**Goal**
Exclude images, then output the remaining data verbatim.

**Dataset extract**
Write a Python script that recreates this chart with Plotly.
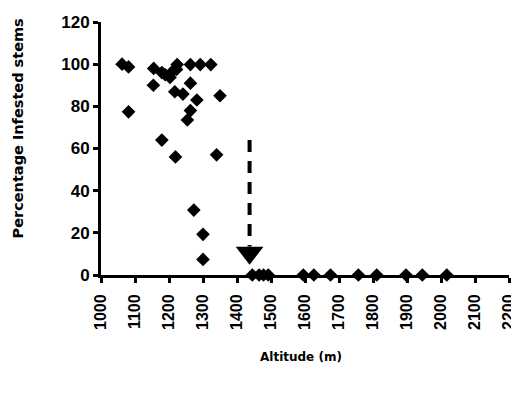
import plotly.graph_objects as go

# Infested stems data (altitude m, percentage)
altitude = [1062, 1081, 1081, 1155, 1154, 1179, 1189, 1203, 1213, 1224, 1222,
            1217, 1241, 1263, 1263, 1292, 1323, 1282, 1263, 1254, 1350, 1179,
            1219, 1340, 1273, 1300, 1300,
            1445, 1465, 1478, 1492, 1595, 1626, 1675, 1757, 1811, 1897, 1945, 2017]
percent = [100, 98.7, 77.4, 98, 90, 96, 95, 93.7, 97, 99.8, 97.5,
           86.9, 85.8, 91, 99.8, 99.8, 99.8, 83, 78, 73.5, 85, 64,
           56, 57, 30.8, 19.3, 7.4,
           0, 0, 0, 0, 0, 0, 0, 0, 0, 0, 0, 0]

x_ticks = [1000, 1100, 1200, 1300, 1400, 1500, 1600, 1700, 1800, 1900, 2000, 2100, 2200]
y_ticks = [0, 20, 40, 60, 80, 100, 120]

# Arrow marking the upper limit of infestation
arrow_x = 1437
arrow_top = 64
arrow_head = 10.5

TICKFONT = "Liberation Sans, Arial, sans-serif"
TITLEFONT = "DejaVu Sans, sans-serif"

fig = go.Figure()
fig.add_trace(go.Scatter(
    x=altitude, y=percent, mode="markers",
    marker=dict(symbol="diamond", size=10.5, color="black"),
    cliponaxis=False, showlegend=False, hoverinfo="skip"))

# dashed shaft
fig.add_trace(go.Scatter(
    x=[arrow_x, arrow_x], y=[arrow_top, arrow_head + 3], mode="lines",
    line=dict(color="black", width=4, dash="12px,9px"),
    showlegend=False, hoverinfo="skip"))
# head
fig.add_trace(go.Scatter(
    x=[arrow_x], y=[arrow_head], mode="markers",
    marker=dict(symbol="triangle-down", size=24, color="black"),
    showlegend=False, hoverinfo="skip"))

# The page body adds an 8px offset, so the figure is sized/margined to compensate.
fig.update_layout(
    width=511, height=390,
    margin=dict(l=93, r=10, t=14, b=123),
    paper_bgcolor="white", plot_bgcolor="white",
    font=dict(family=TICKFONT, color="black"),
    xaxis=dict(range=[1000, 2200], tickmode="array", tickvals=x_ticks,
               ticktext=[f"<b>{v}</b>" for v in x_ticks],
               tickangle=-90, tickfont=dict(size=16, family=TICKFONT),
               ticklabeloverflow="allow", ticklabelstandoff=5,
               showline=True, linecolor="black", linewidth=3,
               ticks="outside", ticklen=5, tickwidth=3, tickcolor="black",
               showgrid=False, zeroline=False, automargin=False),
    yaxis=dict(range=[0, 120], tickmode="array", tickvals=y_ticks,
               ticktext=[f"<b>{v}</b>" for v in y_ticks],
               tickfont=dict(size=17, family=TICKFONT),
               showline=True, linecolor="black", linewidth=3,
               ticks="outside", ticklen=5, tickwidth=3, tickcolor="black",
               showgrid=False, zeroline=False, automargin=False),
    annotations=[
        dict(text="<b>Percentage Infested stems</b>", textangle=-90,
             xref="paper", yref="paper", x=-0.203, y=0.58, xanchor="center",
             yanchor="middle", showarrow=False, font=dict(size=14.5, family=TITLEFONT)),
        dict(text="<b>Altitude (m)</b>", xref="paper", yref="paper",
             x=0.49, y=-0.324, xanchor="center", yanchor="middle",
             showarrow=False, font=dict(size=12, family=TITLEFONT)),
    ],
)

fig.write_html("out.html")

**Task response**
Write a Python script that recreates this chart with Plotly.
import plotly.graph_objects as go

# Infested stems data (altitude m, percentage)
altitude = [1062, 1081, 1081, 1155, 1154, 1179, 1189, 1203, 1213, 1224, 1222,
            1217, 1241, 1263, 1263, 1292, 1323, 1282, 1263, 1254, 1350, 1179,
            1219, 1340, 1273, 1300, 1300,
            1445, 1465, 1478, 1492, 1595, 1626, 1675, 1757, 1811, 1897, 1945, 2017]
percent = [100, 98.7, 77.4, 98, 90, 96, 95, 93.7, 97, 99.8, 97.5,
           86.9, 85.8, 91, 99.8, 99.8, 99.8, 83, 78, 73.5, 85, 64,
           56, 57, 30.8, 19.3, 7.4,
           0, 0, 0, 0, 0, 0, 0, 0, 0, 0, 0, 0]

x_ticks = [1000, 1100, 1200, 1300, 1400, 1500, 1600, 1700, 1800, 1900, 2000, 2100, 2200]
y_ticks = [0, 20, 40, 60, 80, 100, 120]

# Arrow marking the upper limit of infestation
arrow_x = 1437
arrow_top = 64
arrow_head = 10.5

TICKFONT = "Liberation Sans, Arial, sans-serif"
TITLEFONT = "DejaVu Sans, sans-serif"

fig = go.Figure()
fig.add_trace(go.Scatter(
    x=altitude, y=percent, mode="markers",
    marker=dict(symbol="diamond", size=10.5, color="black"),
    cliponaxis=False, showlegend=False, hoverinfo="skip"))

# dashed shaft
fig.add_trace(go.Scatter(
    x=[arrow_x, arrow_x], y=[arrow_top, arrow_head + 3], mode="lines",
    line=dict(color="black", width=4, dash="12px,9px"),
    showlegend=False, hoverinfo="skip"))
# head
fig.add_trace(go.Scatter(
    x=[arrow_x], y=[arrow_head], mode="markers",
    marker=dict(symbol="triangle-down", size=24, color="black"),
    showlegend=False, hoverinfo="skip"))

# The page body adds an 8px offset, so the figure is sized/margined to compensate.
fig.update_layout(
    width=511, height=390,
    margin=dict(l=93, r=10, t=14, b=123),
    paper_bgcolor="white", plot_bgcolor="white",
    font=dict(family=TICKFONT, color="black"),
    xaxis=dict(range=[1000, 2200], tickmode="array", tickvals=x_ticks,
               ticktext=[f"<b>{v}</b>" for v in x_ticks],
               tickangle=-90, tickfont=dict(size=16, family=TICKFONT),
               ticklabeloverflow="allow", ticklabelstandoff=5,
               showline=True, linecolor="black", linewidth=3,
               ticks="outside", ticklen=5, tickwidth=3, tickcolor="black",
               showgrid=False, zeroline=False, automargin=False),
    yaxis=dict(range=[0, 120], tickmode="array", tickvals=y_ticks,
               ticktext=[f"<b>{v}</b>" for v in y_ticks],
               tickfont=dict(size=17, family=TICKFONT),
               showline=True, linecolor="black", linewidth=3,
               ticks="outside", ticklen=5, tickwidth=3, tickcolor="black",
               showgrid=False, zeroline=False, automargin=False),
    annotations=[
        dict(text="<b>Percentage Infested stems</b>", textangle=-90,
             xref="paper", yref="paper", x=-0.203, y=0.58, xanchor="center",
             yanchor="middle", showarrow=False, font=dict(size=14.5, family=TITLEFONT)),
        dict(text="<b>Altitude (m)</b>", xref="paper", yref="paper",
             x=0.49, y=-0.324, xanchor="center", yanchor="middle",
             showarrow=False, font=dict(size=12, family=TITLEFONT)),
    ],
)

fig.write_html("out.html")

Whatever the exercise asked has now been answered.